И сразу же экстравагантная американка возразила:
– Полагаю, что вам не имеет смысла обсуждать роль чувственности в искусстве, так как, друзья мои, чувственность это и есть искусство – и, возможно, самое прекрасное из всех. Однако, даже сегодня, редко кто воспринимает это именно так. Вот скажите мне: трепетать в багряных судорогах рассвета, пламенеющих экстазах, огненных языках желания – ведь нет и не будет наслаждения, сильнее бросающего в дрожь, более волнующего, чем даже неуловимый озноб красоты, вызываемый гениальным полотном, бронзовым стихотворением, не так ли? Именно так, поверьте мне. Конечно, нужно знать, как всколыхнуть эти содрогания, заставить их раскрыться. А вот этого никто не умеет; об этом никто не задумывается. И потому для всего мира чувственные наслаждения равнозначны древнему размножению и сводятся к грубым объятьям, слюнявым поцелуям, омерзительным липким телесным касаниям. Но! если бы явился великий художник и избрал чувственность материалом для работы, каких запредельных, невероятных вершин творения достиг бы он!… В его распоряжении огонь, свет, воздух, вода, звуки, цвета, ароматы, дурманы и шелка – сколько новых, ещё не познанных чувственных наслаждений… Как бы я гордилась, будь я этим художником!… Я представляю грандиозный праздник в моём заколдованном дворце, на котором я увлекла бы вас чувственностью…. обрушила бы на вас полные тайны потоки света и разноцветного огня, пока, наконец, ваша плоть не почувствовала бы проникающие в неё огонь и свет, запахи и звуки, и как они рассеивают, развеивают, уничтожают вас!… Неужели вы никогда не обращали внимания на удивительную сладострастность огня, извращённость воды, изысканную порочность света?… Признаюсь вам, что испытываю настоящее сексуальное возбуждение – но одухотворённое красотой — погружая свои полностью обнажённые ноги в воды ручья, созерцая жаровню с раскалёнными углями, подставляя всё тело под яркий свет электрического светильника… Друзья мои, поверьте мне, вы станете просто дикарями, какую бы утончённость, сложность, любовь к искусству вы ни демонстрировали.

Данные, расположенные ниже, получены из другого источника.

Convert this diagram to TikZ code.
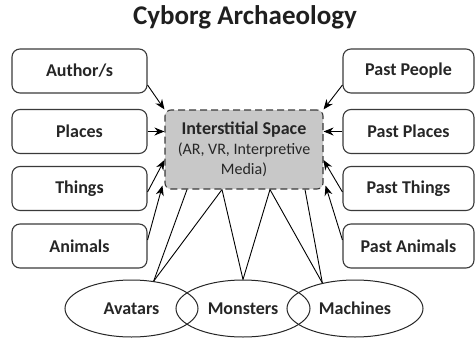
\documentclass[tikz,border=0pt]{standalone}
\usepackage{fontspec}
\setmainfont{Carlito}
\usetikzlibrary{arrows.meta,shapes.geometric}
\definecolor{boxline}{HTML}{3A3A3A}
\definecolor{spacefill}{HTML}{C8C8C8}
\tikzstyle{title}=[font=\fontsize{27}{30}\selectfont\bfseries,text=black!88]
\tikzstyle{sourcebox}=[draw=boxline,line width=1.1pt,rounded corners=8pt,minimum width=135pt,minimum height=44pt,inner sep=0pt,font=\fontsize{18}{20}\selectfont\bfseries,text=black!85]
\tikzstyle{spacebox}=[draw=boxline,fill=spacefill,line width=1.1pt,dash pattern=on 7pt off 4pt,rounded corners=6pt,minimum width=158pt,minimum height=79pt,inner sep=0pt,align=center,font=\fontsize{16}{20}\selectfont,text=black!85]
\tikzstyle{hybrid}=[ellipse,draw=black!85,line width=1pt,minimum width=133pt,minimum height=57pt,inner sep=0pt,font=\fontsize{18}{20}\selectfont\bfseries,text=black!85]
\tikzstyle{feed}=[draw,line width=0.9pt,-{Stealth[length=10pt,width=8pt]}]
\tikzstyle{link}=[draw,line width=0.9pt]

\begin{document}
\begin{tikzpicture}[x=1pt,y=-1pt]
    \useasboundingbox (0,0) rectangle (475,341);
    % Title
    \node[title] (title) at (245,17) {Cyborg Archaeology};

    % Present side and past side
    \foreach \y/\name/\txt in {71/author/{Author/s}, 131.5/places/Places, 188.5/things/Things, 246/animals/Animals}
        \node[sourcebox] (\name) at (79.5,\y) {\txt};
    \foreach \y/\name/\txt in {71/pastpeople/Past People, 131.5/pastplaces/Past Places, 188.5/pastthings/Past Things, 246/pastanimals/Past Animals}
        \node[sourcebox,minimum width=131pt] (\name) at (408.5,\y) {\txt};

    % The space in between
    \node[spacebox] (inter) at (244,149.5) {{\fontsize{18}{20}\selectfont\bfseries Interstitial Space}\\(AR, VR, Interpretive\\Media)};

    % Hybrids
    \node[hybrid] (avatars) at (131.5,308.5) {Avatars};
    \node[hybrid,minimum width=134pt] (monsters) at (243,308.5) {Monsters};
    \node[hybrid,minimum width=136pt] (machines) at (355,308.5) {Machines};

    % Arrows into the space
    \path[feed] ([yshift=-14pt]author.east) -- (inter.north west);
    \path[feed] (places.east) -- (places.east -| inter.west);
    \path[feed] ([yshift=-3.5pt]things.east) -- ([yshift=-10.5pt]inter.west);
    \path[feed] ([yshift=6pt]animals.east) -- ([xshift=-2pt,yshift=4pt]inter.south west);
    \path[feed] ([yshift=-14pt]pastpeople.west) -- (inter.north east);
    \path[feed] (pastplaces.west) -- (pastplaces.west -| inter.east);
    \path[feed] ([yshift=-3.5pt]pastthings.west) -- ([yshift=-10.5pt]inter.east);
    \path[feed] ([yshift=6pt]pastanimals.west) -- ([xshift=2pt,yshift=4pt]inter.south east);

    % Lines from the hybrids
    \foreach \blob/\ang/\dx in {avatars/51/-57, avatars/51/-22, monsters/90/-22, monsters/90/26, machines/142/26, machines/142/61}
        \path[link] (\blob.\ang) -- ([xshift=\dx pt]inter.south);
\end{tikzpicture}
\end{document}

Жервазиу запротестовал: «Нет; чувственность – это не искусство. Говорить нужно об аскетизме, о воздержании. Это – да!… А чтобы чувственность была искусством? Какая пошлость… Все уже об этом говорили, или, хотя бы задумывались».
Проговаривая это, он в то же время убедительным образом давал понять, что борется с этим мнением лишь до тех пор, пока оно выглядит самым распространённым.
Среди тех, кто так и не рискнул произнести ни слова в течение всего разговора, были две молоденькие англичанки, Дженни и Дора – при этом они ни на миг не отводили свои голубые и светлые глаза от Жервазиу.
Между тем стулья передвинулись, и теперь скульптор сидел рядом с американкой. Какая прекрасная пара! Как два их профиля хорошо вырисовывались, как гармонично смотрелись в одной тени – два хищника любви, исключительные, взволнованные, золотые вызовы загадочных запахов, жёлтые луны, багряные сумерки. Красота, порочность, извращённость и болезненность.
Резко сгустились сумерки. Влюблённая парочка из внешнего мира нашла прибежище в знаменитом заведении, почти безлюдном зимой.
Эксцентричная американка подала знак уходить; и когда она поднялась, я с недоумением заметил её необычные сандалии на босых ногах… на босых ногах с золотыми ногтями…
На Порт-Майо мы сели в трамвай до Монпарнаса, и Жервазиу начал:
– Итак, Лусиу, как Вам моя американка?
– Очень интересная.
– Да? Но Вам ведь не нравиться такого рода люди. Я Вас прекрасно понимаю. Вы – натура простая и поэтому…
– Напротив, – глупо возразил я, – я восхищаюсь такими людьми. И нахожу их чрезвычайно интересными. А что касается моей простоты…
– Ах, со своей стороны, признаюсь: я их обожаю… Я весь млею перед ними. С такими людьми я чувствую духовное родство… то же, что я испытываю к педерастам… и проституткам… О! это ужасно, друг мой, ужасно…
Я только улыбнулся. Я уже привык и прекрасно знал, что всё это означало. Только одно: Искусство.